The moderns, on the other hand, have divided morality particularly in its relations to the different objects of our actions; and, in private morality, they have considered, above all, the duties.

The ancients reduced all virtues to four principal ones: prudence, temperance, courage, and justice. This division was transmitted to us, and it is these four virtues which the catechism teaches under the name of cardinal virtues.

The moderns reduced duties to three classes: the duties towards ourselves, towards others, and towards God. Some add a fourth class, namely, duties towards animals.

That portion of morality which treats of the duties towards ourselves, is called individual morality; that which treats of the duties towards God, is called religious morality; that which treats of the duties towards other men, social morality. As to the duties towards animals, they are of so secondary an order, that it is not worth while to classify them apart; we shall include them in social morality.

Social morality is by far the most extended in precepts and applications, the various relations of men with each other being extremely numerous. It may be subdivided into three parts: 1, general duties of social life, or morality properly called social; 2, duties towards the State, or civil morality; 3, duties towards the family, or domestic morality.

We will begin with the study of social morality, social duties towards men in general, and we will first establish their principles and different varieties.

Let us in a few pages rapidly take a summary review of the general principles of social morality.

18. General principles of social duties: to do good, not to do evil.—All human actions, in regard to others, may be reduced to these two precepts: 1, to do good to men; 2, not to do them harm. To this all the virtues of social morality may be reduced. But before exhibiting these virtues and vices more in detail, let us explain what is understood by the expressions to do good and to do evil.

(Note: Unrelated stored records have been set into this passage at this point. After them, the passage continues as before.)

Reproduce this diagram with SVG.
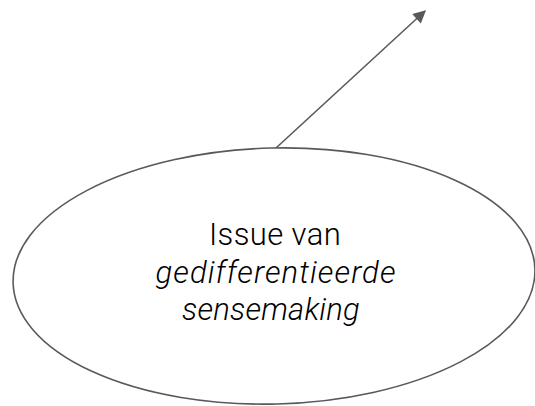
<svg xmlns="http://www.w3.org/2000/svg" width="535" height="406" viewBox="0 0 535 406">
<style>
.conn{stroke:#595959;stroke-width:1.6;fill:none}
.shape{fill:#fff;stroke:#595959;stroke-width:1.6}
.lbl{font-family:Roboto,"Open Sans","Liberation Sans",sans-serif;font-weight:300;font-size:31px;fill:#000;text-anchor:middle}
.it{font-style:italic;font-size:31px}
</style>
<defs>
<marker id="ah" viewBox="0 0 10 10" refX="9" refY="5" markerWidth="9" markerHeight="8" markerUnits="strokeWidth" orient="auto">
<path d="M0,0 L10,5 L0,10 z" fill="#595959"/>
</marker>
</defs>
<g id="connectors">
<line class="conn" x1="276" y1="148" x2="425" y2="11" marker-end="url(#ah)"/>
</g>
<g id="issue">
<ellipse class="shape" cx="274" cy="276" rx="261" ry="128" transform="rotate(-1.5 274 276)"/>
<text class="lbl"><tspan x="275" y="245" letter-spacing="0.4">Issue van</tspan><tspan class="it" x="276" y="283" letter-spacing="1.1">gedifferentieerde</tspan><tspan class="it" x="271" y="320" letter-spacing="0.2">sensemaking</tspan></text>
</g>
</svg>
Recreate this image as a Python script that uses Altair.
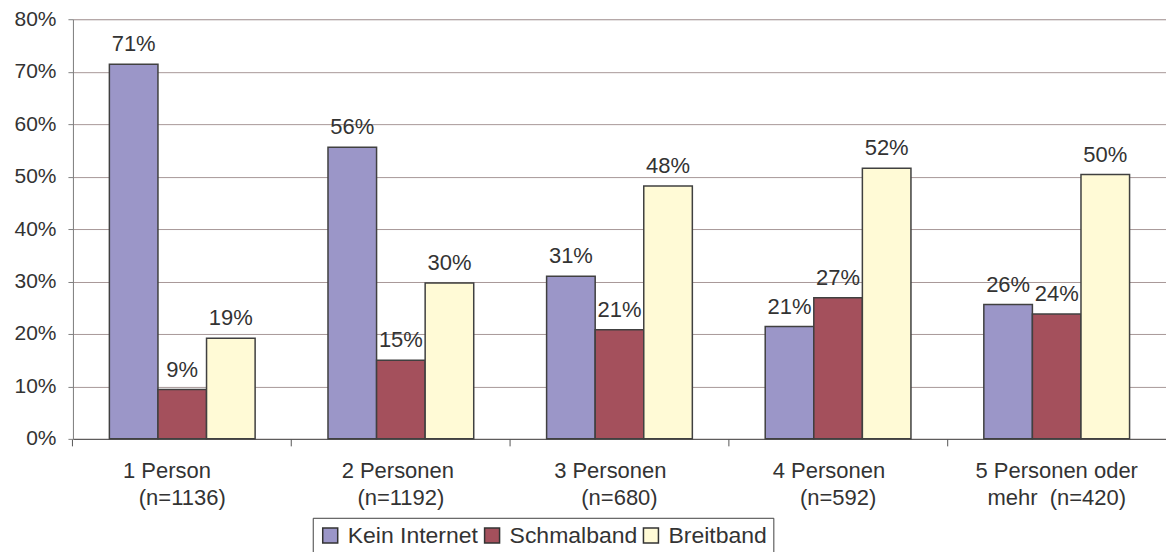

In the most general and apparent sense to do any one good would seem to be to give him pleasure; to do him harm, would seem to be to give him pain. Yet, is it always doing good to a person to procure him pleasure? and is it always doing him harm, to cause him pain? For example, Kant[6] says, “Shall we allow the idler soft cushions; the drunkard wines in abundance; the rogue an agreeable face and manners, to deceive more easily; the violent man audacity and a good fist?” Would it really be doing good to these men to grant them the object of their desires, what may satisfy their passions? On the other hand, the surgeon who amputates a mortified limb, the dentist who pulls out a bad tooth, the teacher who obliges you to learn, the father who corrects your faults or restrains your passions, do they really do you harm because they give you pain? No, certainly not. There are, then, cases where to do some one good is to cause him pain, and to do him harm is to procure him pleasure.

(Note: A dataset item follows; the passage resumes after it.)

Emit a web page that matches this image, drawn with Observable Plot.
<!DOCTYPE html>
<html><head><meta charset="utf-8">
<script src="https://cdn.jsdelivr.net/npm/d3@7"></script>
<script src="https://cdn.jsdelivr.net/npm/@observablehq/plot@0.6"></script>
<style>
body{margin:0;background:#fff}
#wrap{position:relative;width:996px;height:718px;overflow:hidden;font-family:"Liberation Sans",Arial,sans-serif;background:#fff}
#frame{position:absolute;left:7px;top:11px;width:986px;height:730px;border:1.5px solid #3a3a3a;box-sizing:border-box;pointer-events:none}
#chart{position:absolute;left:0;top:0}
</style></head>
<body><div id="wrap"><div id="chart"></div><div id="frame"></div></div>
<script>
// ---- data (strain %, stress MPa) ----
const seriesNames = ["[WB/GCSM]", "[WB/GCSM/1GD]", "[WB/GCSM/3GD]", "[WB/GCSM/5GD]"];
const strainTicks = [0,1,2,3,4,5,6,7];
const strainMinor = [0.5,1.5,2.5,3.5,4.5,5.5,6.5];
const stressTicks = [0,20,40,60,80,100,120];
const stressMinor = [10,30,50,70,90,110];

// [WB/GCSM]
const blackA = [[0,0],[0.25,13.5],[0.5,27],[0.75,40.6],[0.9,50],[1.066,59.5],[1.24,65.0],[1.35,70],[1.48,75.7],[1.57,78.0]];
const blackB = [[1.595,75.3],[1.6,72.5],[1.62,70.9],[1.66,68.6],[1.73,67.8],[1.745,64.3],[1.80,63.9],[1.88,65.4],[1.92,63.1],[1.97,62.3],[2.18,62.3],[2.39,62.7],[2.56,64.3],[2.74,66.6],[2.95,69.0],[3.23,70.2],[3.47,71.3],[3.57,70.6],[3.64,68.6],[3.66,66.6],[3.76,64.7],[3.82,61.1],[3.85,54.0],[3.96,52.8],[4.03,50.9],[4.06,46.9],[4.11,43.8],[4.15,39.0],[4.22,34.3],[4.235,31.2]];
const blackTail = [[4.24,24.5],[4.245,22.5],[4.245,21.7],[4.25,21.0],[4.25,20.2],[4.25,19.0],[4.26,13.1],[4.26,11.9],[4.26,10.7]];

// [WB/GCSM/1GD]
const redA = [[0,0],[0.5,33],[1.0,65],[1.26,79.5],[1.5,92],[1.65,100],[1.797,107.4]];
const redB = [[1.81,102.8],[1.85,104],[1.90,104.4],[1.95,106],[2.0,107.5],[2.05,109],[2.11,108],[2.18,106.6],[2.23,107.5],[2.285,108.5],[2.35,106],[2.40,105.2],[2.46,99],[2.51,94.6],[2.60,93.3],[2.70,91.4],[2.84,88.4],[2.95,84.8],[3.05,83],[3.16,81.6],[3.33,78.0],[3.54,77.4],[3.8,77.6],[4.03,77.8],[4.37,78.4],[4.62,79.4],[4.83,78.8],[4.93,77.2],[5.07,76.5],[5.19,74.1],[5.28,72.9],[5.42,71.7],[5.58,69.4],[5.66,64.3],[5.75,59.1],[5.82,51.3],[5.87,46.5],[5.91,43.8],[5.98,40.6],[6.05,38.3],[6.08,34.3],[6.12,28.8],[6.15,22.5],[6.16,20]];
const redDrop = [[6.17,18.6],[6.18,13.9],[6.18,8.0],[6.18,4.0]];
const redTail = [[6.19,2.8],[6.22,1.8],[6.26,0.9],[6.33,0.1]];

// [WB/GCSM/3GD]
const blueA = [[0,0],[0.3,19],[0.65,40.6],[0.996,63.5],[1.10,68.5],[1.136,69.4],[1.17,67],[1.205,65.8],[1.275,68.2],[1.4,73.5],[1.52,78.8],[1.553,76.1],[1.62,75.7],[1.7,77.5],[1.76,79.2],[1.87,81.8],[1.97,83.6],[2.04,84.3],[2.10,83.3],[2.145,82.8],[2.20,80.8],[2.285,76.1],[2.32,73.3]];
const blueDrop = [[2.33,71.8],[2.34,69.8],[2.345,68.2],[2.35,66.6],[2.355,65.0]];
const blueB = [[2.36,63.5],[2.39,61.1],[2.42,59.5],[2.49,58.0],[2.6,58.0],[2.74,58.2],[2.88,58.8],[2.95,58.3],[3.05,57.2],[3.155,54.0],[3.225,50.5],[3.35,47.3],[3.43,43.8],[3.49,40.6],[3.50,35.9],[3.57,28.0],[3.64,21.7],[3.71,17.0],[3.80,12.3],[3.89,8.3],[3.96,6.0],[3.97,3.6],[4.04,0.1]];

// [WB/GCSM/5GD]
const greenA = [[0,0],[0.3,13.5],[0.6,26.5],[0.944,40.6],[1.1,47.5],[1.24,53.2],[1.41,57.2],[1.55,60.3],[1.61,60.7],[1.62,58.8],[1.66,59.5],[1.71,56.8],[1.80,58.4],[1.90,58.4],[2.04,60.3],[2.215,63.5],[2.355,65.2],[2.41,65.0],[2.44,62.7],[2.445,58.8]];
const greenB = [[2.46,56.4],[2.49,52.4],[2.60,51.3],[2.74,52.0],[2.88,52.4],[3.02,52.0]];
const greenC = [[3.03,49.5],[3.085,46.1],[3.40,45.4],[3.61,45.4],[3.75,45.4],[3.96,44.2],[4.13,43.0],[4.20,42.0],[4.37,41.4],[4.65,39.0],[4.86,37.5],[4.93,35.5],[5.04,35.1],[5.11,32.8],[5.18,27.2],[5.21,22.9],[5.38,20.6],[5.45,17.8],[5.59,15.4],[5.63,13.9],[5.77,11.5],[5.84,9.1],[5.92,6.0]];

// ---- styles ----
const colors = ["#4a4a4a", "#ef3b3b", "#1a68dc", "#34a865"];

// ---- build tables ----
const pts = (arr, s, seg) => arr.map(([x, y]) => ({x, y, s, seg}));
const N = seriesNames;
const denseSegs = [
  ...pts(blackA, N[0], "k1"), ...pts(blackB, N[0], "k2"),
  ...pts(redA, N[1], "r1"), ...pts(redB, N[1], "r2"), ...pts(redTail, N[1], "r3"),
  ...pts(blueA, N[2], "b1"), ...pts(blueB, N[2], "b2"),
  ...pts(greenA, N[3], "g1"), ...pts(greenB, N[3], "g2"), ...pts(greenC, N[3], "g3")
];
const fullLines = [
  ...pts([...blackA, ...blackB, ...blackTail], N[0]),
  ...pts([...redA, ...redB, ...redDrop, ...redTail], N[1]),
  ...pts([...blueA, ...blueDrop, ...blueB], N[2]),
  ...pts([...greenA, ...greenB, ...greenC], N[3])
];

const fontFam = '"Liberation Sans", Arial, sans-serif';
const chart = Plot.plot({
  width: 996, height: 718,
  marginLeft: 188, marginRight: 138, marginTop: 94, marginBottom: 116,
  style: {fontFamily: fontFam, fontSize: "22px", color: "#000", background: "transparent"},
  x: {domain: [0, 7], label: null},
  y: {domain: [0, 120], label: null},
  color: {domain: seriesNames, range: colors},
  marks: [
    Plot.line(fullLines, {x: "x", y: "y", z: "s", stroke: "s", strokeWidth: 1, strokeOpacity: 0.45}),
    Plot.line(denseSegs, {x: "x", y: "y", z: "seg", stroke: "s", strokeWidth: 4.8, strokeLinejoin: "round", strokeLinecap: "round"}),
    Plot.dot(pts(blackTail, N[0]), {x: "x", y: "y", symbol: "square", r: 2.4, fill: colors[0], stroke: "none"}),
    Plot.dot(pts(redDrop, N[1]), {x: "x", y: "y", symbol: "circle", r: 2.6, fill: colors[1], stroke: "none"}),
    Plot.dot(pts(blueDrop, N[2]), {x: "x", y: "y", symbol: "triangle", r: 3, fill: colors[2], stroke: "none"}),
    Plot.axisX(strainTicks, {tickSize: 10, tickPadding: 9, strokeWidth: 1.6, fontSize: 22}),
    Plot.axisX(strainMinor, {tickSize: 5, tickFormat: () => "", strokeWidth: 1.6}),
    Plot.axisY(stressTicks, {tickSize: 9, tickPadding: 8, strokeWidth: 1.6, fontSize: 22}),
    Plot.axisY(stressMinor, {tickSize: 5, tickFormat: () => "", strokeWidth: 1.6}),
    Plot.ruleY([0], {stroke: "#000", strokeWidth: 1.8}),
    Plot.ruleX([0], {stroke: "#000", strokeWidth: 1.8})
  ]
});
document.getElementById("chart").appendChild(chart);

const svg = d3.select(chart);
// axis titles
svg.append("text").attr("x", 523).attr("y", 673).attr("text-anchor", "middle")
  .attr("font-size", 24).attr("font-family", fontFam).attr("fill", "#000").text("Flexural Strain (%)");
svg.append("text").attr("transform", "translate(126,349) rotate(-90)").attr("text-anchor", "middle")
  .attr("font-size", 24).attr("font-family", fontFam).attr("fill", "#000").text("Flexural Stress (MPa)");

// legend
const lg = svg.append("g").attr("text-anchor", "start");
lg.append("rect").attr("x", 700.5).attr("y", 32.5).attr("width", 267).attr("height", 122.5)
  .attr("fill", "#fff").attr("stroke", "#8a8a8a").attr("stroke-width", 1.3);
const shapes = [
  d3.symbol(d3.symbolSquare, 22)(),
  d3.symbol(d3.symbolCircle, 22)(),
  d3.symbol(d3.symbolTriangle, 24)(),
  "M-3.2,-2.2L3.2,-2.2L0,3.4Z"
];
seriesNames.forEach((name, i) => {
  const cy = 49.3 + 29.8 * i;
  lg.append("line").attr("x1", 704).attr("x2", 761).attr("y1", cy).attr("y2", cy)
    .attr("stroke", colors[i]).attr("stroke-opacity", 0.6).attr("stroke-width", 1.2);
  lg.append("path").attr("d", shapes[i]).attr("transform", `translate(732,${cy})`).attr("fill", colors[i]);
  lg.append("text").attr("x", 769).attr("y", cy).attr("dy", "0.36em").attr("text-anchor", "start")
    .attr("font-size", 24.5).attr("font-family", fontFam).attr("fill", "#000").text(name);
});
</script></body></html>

One may reasonably reduce all principles of social morality to these two maxims of the gospel: “Do not do to others what you do not wish them do to you;”—“Do to others as you wish to be done by.” These two maxims are admirable, certainly; but they must be interpreted rightly. If, for instance, we have done wrong, do we generally wish to be corrected and punished? When we are yielding to a passion, do we wish to be repressed in it, have it repelled? On the contrary, do we not rather wish to be allowed to enjoy it, and have the free range of our vices? Is not this generally what we all wish, when the voice of duty is mute and does not silence our passionate feelings? If this is so, should we wish to do to others as we wish in similar circumstances, namely, in the gratification of passions, to be done by? Should we not rather do to them what we should not like them do to us, that is, punish and correct them? It is evidently not in that sense we are to understand the two evangelical maxims; for they would be then no other than maxims of remissness and improper kindness; whilst they, on the contrary, express most admirably a moral truth; only when they speak of what we wish, they mean a true and good wish, not the desires of passion; the same when we recommend men to do good, we mean real good and not apparent good; as also in recommending to do no harm, we mean real harm, not the illusory harm of the senses, imagination and passions.